Arguably the most noticeable improvement with The Escapists 2, jumping from the first to the second, is the visuals. Sure, the first one was in a pixelated style (it was emulating a ZX Spectrum game after all), but here a few more pixels have been thrown into the mix, so it still looks cute, but just that little bit more detailed, artful, and colourful. The visual flair is fantastic, from the different prisoners to the wonderfully amusing prisons themselves, and it's a marked improvement on the first game.
There still remains that point to be made, though - it's not for everyone. The lack of hand-holding, being told where to go, and assistance in escaping is definitely going to grind some gears, but Mouldy Toof Studios has added appropriate measures here to make sure the tools you can use and the options available to you are very clear, meaning it's up to you how you want to use them. All of this is done without compromising the game's integral challenge, and believe us when we say, that challenge is a big one.

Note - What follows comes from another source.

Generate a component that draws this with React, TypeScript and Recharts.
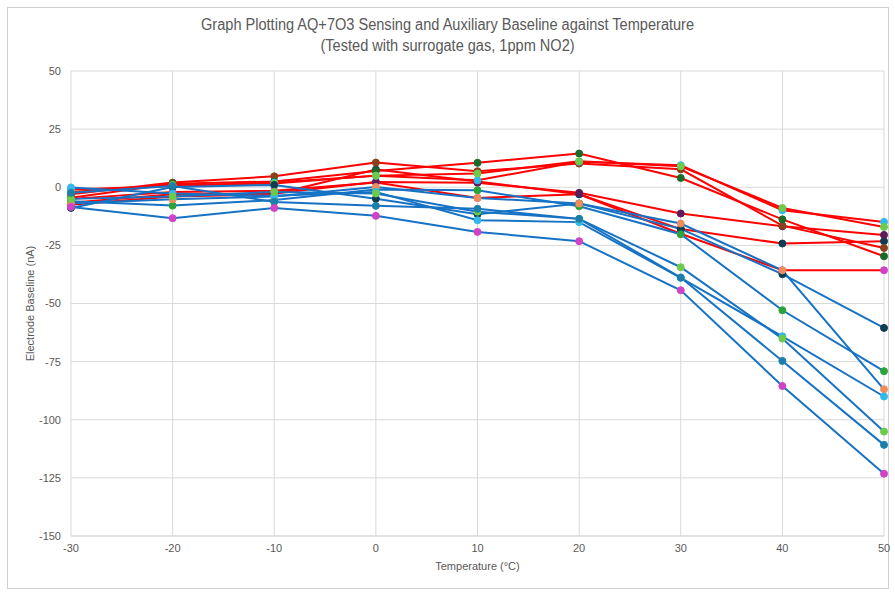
import React from "react";
import { CartesianGrid, Label, Line, LineChart, XAxis, YAxis } from "recharts";

// temperatures (°C)
const temps = [-30, -20, -10, 0, 10, 20, 30, 40, 50];
const xTicks = [-30, -20, -10, 0, 10, 20, 30, 40, 50];
const yTicks = [-150, -125, -100, -75, -50, -25, 0, 25, 50];

// sensing baselines (red lines)
const senseBrown = [-3, 2.0, 4.7, 10.6, 6.9, 10.2, 7.7, -16.5, -26.1];
const senseDarkGreen = [-4.5, 1.5, 2.5, 7, 10.5, 14.5, 4.0, -13.8, -29.7];
const senseLightGreen = [-2, 1, 1.6, 5, 5.9, 11.2, 9, -8.9, -17.1];
const senseCyan = [-1, 0.5, 2, 4.9, 3.0, 11, 9.5, -9.9, -14.9];
const sensePurple = [-6.7, -3, -2.7, 2.3, 1.9, -2.4, -11.3, -16.8, -20.5];
const senseNavy = [-7.5, -4, -3, 7.6, 2.5, -3, -18, -24.2, -23.2];
const senseMagenta = [-5, -2, -1.5, 2, -4.6, -3, -20, -35.7, -35.7];

// auxiliary baselines (blue lines)
const auxNavy = [-8.9, 0.1, 1, -4.9, -11.6, -7.0, -17.9, -37.4, -60.5];
const auxGreen = [-6, -7.9, -5.5, -1, -1.3, -8.2, -20.2, -52.9, -79.1];
const auxOrange = [-7, -5.2, -4, 0.1, -4.6, -7, -15.6, -35.7, -86.9];
const auxCyan = [-0.1, -2.7, -3.7, -2, -14.2, -15, -39, -64.1, -90];
const auxLightGreen = [-5, -4, -2, -2.7, -10.5, -13.6, -34.4, -65.1, -105.1];
const auxTeal = [-2.4, 0.5, -6.3, -8, -9.3, -13.6, -38.8, -74.7, -110.8];
const auxMagenta = [-8.5, -13.3, -8.9, -12.3, -19.2, -23.2, -44.3, -85.5, -123.2];

const RED = "#FF0000";
const BLUE = "#1672C4";

const series = [
  { key: "sMagenta", values: senseMagenta, line: RED, dot: "#D143C6" },
  { key: "sNavy", values: senseNavy, line: RED, dot: "#0E3D52" },
  { key: "sPurple", values: sensePurple, line: RED, dot: "#5E1B5C" },
  { key: "sBrown", values: senseBrown, line: RED, dot: "#8A4119" },
  { key: "sDarkGreen", values: senseDarkGreen, line: RED, dot: "#1A6B2A" },
  { key: "sCyan", values: senseCyan, line: RED, dot: "#33B8EC" },
  { key: "sLightGreen", values: senseLightGreen, line: RED, dot: "#6CCB4A" },
  { key: "aNavy", values: auxNavy, line: BLUE, dot: "#0E3D52" },
  { key: "aGreen", values: auxGreen, line: BLUE, dot: "#2AA43A" },
  { key: "aOrange", values: auxOrange, line: BLUE, dot: "#EF8C5D" },
  { key: "aCyan", values: auxCyan, line: BLUE, dot: "#33B8EC" },
  { key: "aLightGreen", values: auxLightGreen, line: BLUE, dot: "#6CCB4A" },
  { key: "aTeal", values: auxTeal, line: BLUE, dot: "#1B7FA9" },
  { key: "aMagenta", values: auxMagenta, line: BLUE, dot: "#D143C6" },
];

const chartData = temps.map((t, i) => {
  const row: Record<string, number> = { temp: t };
  series.forEach((s) => {
    row[s.key] = s.values[i];
  });
  return row;
});

const FONT = "'Liberation Sans', Arial, sans-serif";
const TEXT = "#595959";

export default function App() {
  return (
    <div
      style={{
        position: "absolute",
        left: 0,
        top: 0,
        width: 895,
        height: 592,
        background: "#fff",
        fontFamily: FONT,
      }}
    >
      <div
        style={{
          position: "absolute",
          left: 7,
          top: 7,
          width: 880,
          height: 580,
          border: "1px solid #D0D0D0",
        }}
      />
      <div
        style={{
          position: "absolute",
          left: 0,
          top: 14,
          width: 895,
          textAlign: "center",
          color: TEXT,
          fontSize: 16,
          lineHeight: "21px",
          transform: "scaleX(0.91)",
          transformOrigin: "448px 0",
        }}
      >
        Graph Plotting AQ+7O3 Sensing and Auxiliary Baseline against Temperature
        <br />
        (Tested with surrogate gas, 1ppm NO2)
      </div>
      <LineChart
        width={895}
        height={592}
        data={chartData}
        margin={{ top: 71, right: 11, bottom: 26, left: 0 }}
        style={{ position: "absolute", left: 0, top: 0 }}
      >
        <CartesianGrid stroke="#D9D9D9" strokeWidth={1} />
        <XAxis
          dataKey="temp"
          type="number"
          domain={[-30, 50]}
          ticks={xTicks}
          axisLine={{ stroke: "#D9D9D9" }}
          tickLine={false}
          tickSize={6}
          height={30}
          tick={{ fill: TEXT, fontSize: 11, fontFamily: FONT }}
        >
          <Label
            value="Temperature (°C)"
            position="insideBottom"
            offset={-4}
            style={{ fill: TEXT, fontSize: 11, fontFamily: FONT }}
          />
        </XAxis>
        <YAxis
          type="number"
          domain={[-150, 50]}
          ticks={yTicks}
          axisLine={false}
          tickLine={false}
          tickSize={8}
          width={71}
          tick={{ fill: TEXT, fontSize: 11, fontFamily: FONT }}
        >
          <Label
            value="Electrode Baseline (nA)"
            angle={-90}
            position="insideLeft"
            offset={30}
            style={{ fill: TEXT, fontSize: 11, fontFamily: FONT, textAnchor: "middle" }}
          />
        </YAxis>
        {series.map((s) => (
          <Line
            key={s.key}
            dataKey={s.key}
            stroke={s.line}
            strokeWidth={2}
            dot={{ r: 3.5, fill: s.dot, stroke: s.dot, strokeWidth: 1 }}
            activeDot={false}
            isAnimationActive={false}
          />
        ))}
      </LineChart>
    </div>
  );
}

Update: The Escapists 2 has just landed on the Switch as well, a version which we've been playing as we revisit all of the content we've already seen. And when we say 'all of the content', we mean it, as it's the exact same game copied over onto Nintendo's hybrid console, complete with all the stuff we enjoyed from the PS4 version we initially played for review. Now, of course, you can take it with you on the go. There's something very portable-friendly about The Escapists, whether it's the cute little characters or the very accessible (but hard-to-master) approach, and we often found ourselves playing it in portable mode over docked.

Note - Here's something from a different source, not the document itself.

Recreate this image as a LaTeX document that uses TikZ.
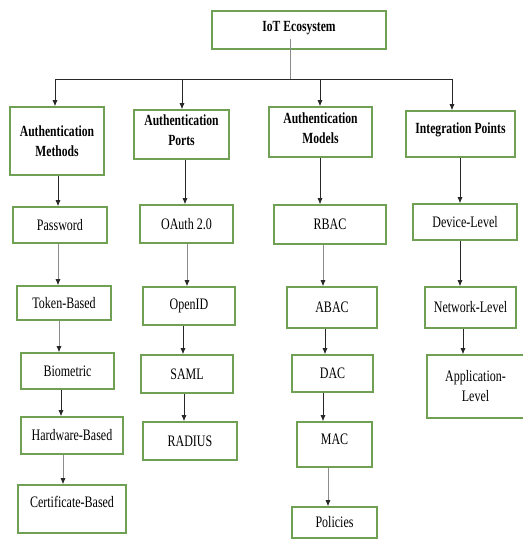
\documentclass[tikz,border=0pt]{standalone}
\usepackage{fontspec}
\setmainfont{Liberation Serif}[FakeStretch=0.75]
\usetikzlibrary{arrows.meta}
\definecolor{boxgreen}{RGB}{112,160,84}
\definecolor{darkln}{RGB}{40,40,40}
\definecolor{lightln}{RGB}{140,140,140}
\tikzset{
  box/.style={draw=boxgreen, line width=1.6pt, fill=white, align=center,
    inner sep=2pt, font=\fontsize{16}{20}\selectfont},
  hbox/.style={box, font=\fontsize{15.5}{20}\selectfont\bfseries},
  bs/.style args={#1x#2}{minimum width=#1pt, minimum height=#2pt},
  arr/.style={draw=darkln, line width=0.7pt, -{Latex[length=6pt,width=5pt]}},
  arrlt/.style={draw=lightln, line width=0.7pt, -{Latex[length=6pt,width=5pt,color=darkln]}},
  ln/.style={draw=darkln, line width=0.7pt}
}
\begin{document}
\begin{tikzpicture}[x=1pt,y=-1pt]
\useasboundingbox (0,0) rectangle (522,540);
% top
\node[hbox, bs=174x38, text depth=7pt] (iot) at (299,30) {IoT Ecosystem};
\coordinate (bus) at (290,79);
% headers
\node[hbox, bs=94x68] (am) at (57,141) {Authentication\\Methods};
\node[hbox, bs=95x49, text depth=9pt] (ap) at (181.5,134.5) {Authentication\\Ports};
\node[hbox, bs=103x50, text depth=8pt] (amod) at (320.5,132) {Authentication\\Models};
\node[hbox, bs=109x46, text depth=12pt] (ip) at (460.5,134) {Integration Points};
% column 1
\node[box, bs=94x36] (pw) at (60,225) {Password};
\node[box, bs=94x34] (tb) at (64,303) {Token-Based};
\node[box, bs=93x36] (bio) at (67.5,371) {Biometric};
\node[box, bs=102x37] (hw) at (72,435.5) {Hardware-Based};
\node[box, bs=108x48, text depth=14pt] (cert) at (72,509) {Certificate-Based};
% column 2
\node[box, bs=93x38] (oauth) at (186.5,224) {OAuth 2.0};
\node[box, bs=92x38] (oid) at (189,306) {OpenID};
\node[box, bs=92x38] (saml) at (187,374) {SAML};
\node[box, bs=94x38] (rad) at (190,441) {RADIUS};
% column 3
\node[box, bs=112x39] (rbac) at (330,224.5) {RBAC};
\node[box, bs=90x41] (abac) at (332,307.5) {ABAC};
\node[box, bs=81x37] (dac) at (332.5,373.5) {DAC};
\node[box, bs=75x45, text depth=10pt] (mac) at (334.5,444.5) {MAC};
\node[box, bs=85x31] (pol) at (334.5,522.5) {Policies};
% column 4
\node[box, bs=104x36] (dev) at (465,222) {Device-Level};
\node[box, bs=91x41] (net) at (470.5,307.5) {Network-Level};
\node[box, bs=97x63] (app) at (475.5,386.5) {Application-\\Level};
% bus
\draw[ln, draw=lightln] ([xshift=-9pt,yshift=11pt]iot.south) -- (bus);
\draw[ln] (bus -| 55,0) -- (bus -| 452,0);
\draw[arr] (bus -| 55,0) -- (55,0 |- am.north);
\draw[arr] (bus -| 182,0) -- (182,0 |- ap.north);
\draw[arr] (bus -| 320,0) -- (320,0 |- amod.north);
\draw[arr] (bus -| 452,0) -- (452,0 |- ip.north);
% column 1 arrows
\draw[arr] ([xshift=1pt]am.south) -- ([xshift=1pt]am.south |- pw.north);
\draw[arrlt] ([xshift=-2pt]pw.south) -- ([xshift=-2pt]pw.south |- tb.north);
\draw[arrlt] ([xshift=-5pt]tb.south) -- ([xshift=-5pt]tb.south |- bio.north);
\draw[arr] ([xshift=-6.5pt]bio.south) -- ([xshift=-6.5pt]bio.south |- hw.north);
\draw[arrlt] ([xshift=-9pt]hw.south) -- ([xshift=-9pt]hw.south |- cert.north);
% column 2 arrows
\draw[arr] ([xshift=3.5pt]ap.south) -- ([xshift=3.5pt]ap.south |- oauth.north);
\draw[arrlt] ([xshift=0.5pt]oauth.south) -- ([xshift=0.5pt]oauth.south |- oid.north);
\draw[arr] ([xshift=-6pt]oid.south) -- ([xshift=-6pt]oid.south |- saml.north);
\draw[arr] ([xshift=-3pt]saml.south) -- ([xshift=-3pt]saml.south |- rad.north);
% column 3 arrows
\draw[arr] ([xshift=-0.5pt]amod.south) -- ([xshift=-0.5pt]amod.south |- rbac.north);
\draw[arrlt] ([xshift=-7pt]rbac.south) -- ([xshift=-7pt]rbac.south |- abac.north);
\draw[arr] ([xshift=-7pt]abac.south) -- ([xshift=-7pt]abac.south |- dac.north);
\draw[arr] ([xshift=-9.5pt]dac.south) -- ([xshift=-9.5pt]dac.south |- mac.north);
\draw[arrlt] ([xshift=-6.5pt]mac.south) -- ([xshift=-6.5pt]mac.south |- pol.north);
% column 4 arrows
\draw[arr] ([xshift=-0.5pt]ip.south) -- ([xshift=-0.5pt]ip.south |- dev.north);
\draw[arr] ([xshift=-5pt]dev.south) -- ([xshift=-5pt]dev.south |- net.north);
\draw[arr] ([xshift=-7.5pt]net.south) -- ([xshift=-7.5pt]net.south |- app.north);
\end{tikzpicture}
\end{document}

The Switch also lends itself nicely to local co-op as well, since you can detach the Joy-Cons and invite a friend to try their luck at escaping with you. We didn't actually find it too hard to navigate when the screen was split in portable mode, as we could still do everything we needed to do and the game still looked good and ran well, but the Joy-Con controls can be a bit fiddly. For instance, attack can only be activated by pressing the right bumper when locked onto someone, which then also turns the left bumper into block. When not locked though, the bumpers are used to cycle the inventory, so this takes a bit of getting used to, especially when things get heated and you need to act quickly.

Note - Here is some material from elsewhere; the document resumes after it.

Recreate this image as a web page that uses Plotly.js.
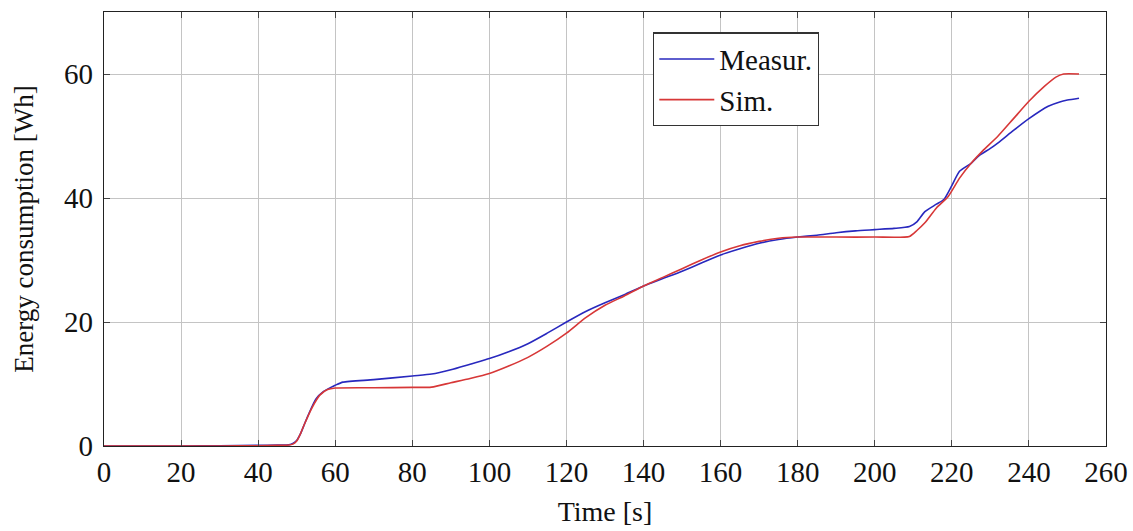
<!DOCTYPE html>
<html>
<head>
<meta charset="utf-8">
<script src="https://cdn.plot.ly/plotly-3.0.1.min.js"></script>
<style>html,body{margin:0;padding:0;background:#fff;}#chart{width:1133px;height:531px;}</style>
</head>
<body>
<div id="chart"></div>
<script>
// Measured energy consumption
const measTime = [0, 10, 20, 30, 40, 45, 48, 49, 50, 51, 52, 53, 55, 57, 59, 60, 62, 70, 80, 85, 90, 95, 100, 105, 110, 115, 120, 125, 130, 135, 140, 145, 150, 155, 160, 165, 170, 175, 180, 185, 190, 195, 200, 205, 209, 211, 213, 216, 218, 220, 222, 225, 227, 230, 232, 236, 240, 245, 248, 250, 253];
const measEnergy = [0, 0, 0, 0.05, 0.1, 0.15, 0.2, 0.4, 0.9, 2.0, 3.5, 5.0, 7.6, 8.8, 9.5, 9.8, 10.3, 10.7, 11.3, 11.6, 12.3, 13.2, 14.1, 15.2, 16.5, 18.2, 20.0, 21.7, 23.1, 24.4, 25.8, 27.0, 28.2, 29.5, 30.8, 31.8, 32.7, 33.3, 33.7, 34.0, 34.4, 34.7, 34.9, 35.1, 35.4, 36.2, 37.8, 39.0, 39.8, 42.0, 44.3, 45.6, 46.8, 48.0, 48.9, 50.9, 52.8, 54.8, 55.5, 55.8, 56.1];
// Simulated energy consumption
const simTime = [0, 10, 20, 30, 40, 45, 48, 49, 50, 51, 52, 54, 56, 58, 60, 70, 80, 85, 90, 95, 100, 105, 110, 115, 120, 125, 130, 135, 140, 145, 150, 155, 160, 165, 170, 175, 180, 190, 200, 209, 211, 213, 216, 219, 222, 225, 228, 232, 236, 240, 244, 247, 249, 253];
const simEnergy = [0, 0, 0, 0, 0.05, 0.1, 0.15, 0.3, 0.8, 2.0, 3.5, 6.2, 8.2, 9.1, 9.35, 9.4, 9.45, 9.5, 10.2, 10.9, 11.7, 12.9, 14.3, 16.1, 18.2, 20.7, 22.7, 24.2, 25.8, 27.2, 28.6, 30.0, 31.3, 32.3, 33.0, 33.5, 33.7, 33.7, 33.7, 33.8, 34.8, 36.0, 38.4, 40.2, 43.2, 45.6, 47.6, 50.0, 52.8, 55.6, 58.0, 59.5, 60.0, 60.0];

const xTicks = [0, 20, 40, 60, 80, 100, 120, 140, 160, 180, 200, 220, 240, 260];
const yTicks = [0, 20, 40, 60];
const seriesNames = ['Measur.', 'Sim.'];

const serif = 'Liberation Serif, DejaVu Serif, serif';

const traces = [
  {x: measTime, y: measEnergy, name: seriesNames[0], type: 'scatter', mode: 'lines',
   line: {color: 'rgb(40,40,190)', width: 1.6, shape: 'spline', smoothing: 0.6}},
  {x: simTime, y: simEnergy, name: seriesNames[1], type: 'scatter', mode: 'lines',
   line: {color: 'rgb(215,55,55)', width: 1.6, shape: 'spline', smoothing: 0.6}}
];

const axisCommon = {
  showgrid: true, gridcolor: '#c4c4c4', gridwidth: 1,
  showline: true, linecolor: '#222', linewidth: 1.2, mirror: 'allticks',
  ticks: 'inside', ticklen: 6, tickcolor: '#444', tickwidth: 1,
  zeroline: false,
  tickfont: {family: serif, size: 29, color: '#111'}
};

const layout = {
  width: 1133, height: 531,
  margin: {l: 104, r: 27, t: 12, b: 85},
  paper_bgcolor: '#fff', plot_bgcolor: '#fff',
  showlegend: true,
  xaxis: Object.assign({}, axisCommon, {
    range: [0, 260], tickmode: 'array', tickvals: xTicks, ticktext: xTicks.map(String),
    ticklabelstandoff: 0,
    title: {text: 'Time [s]', font: {family: serif, size: 28, color: '#111'}, standoff: 14}
  }),
  yaxis: Object.assign({}, axisCommon, {
    range: [0, 70], tickmode: 'array', tickvals: yTicks, ticktext: yTicks.map(String),
    ticklabelstandoff: 4,
    title: {text: 'Energy consumption [Wh]', font: {family: serif, size: 27, color: '#111'}, standoff: 22}
  }),
  legend: {
    x: 0.548, y: 0.953, xanchor: 'left', yanchor: 'top',
    bgcolor: '#fff', bordercolor: '#333', borderwidth: 1.2,
    font: {family: serif, size: 29, color: '#111'},
    itemwidth: 55, tracegroupgap: 0
  }
};

Plotly.newPlot('chart', traces, layout, {displayModeBar: false, staticPlot: true});
</script>
</body>
</html>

For the most part the game's simple nature means it's quite nice to take with you and play with friends on the Switch, whether that be locally or online, and it's the perfect way to pass the time when you're on a train journey, figuring out exactly what it is you need to do to break free from captivity. Since all the content from the other versions is there as well, there's no reason why Switch owners shouldn't try their luck at escaping the weird and wonderful prisons of The Escapists 2.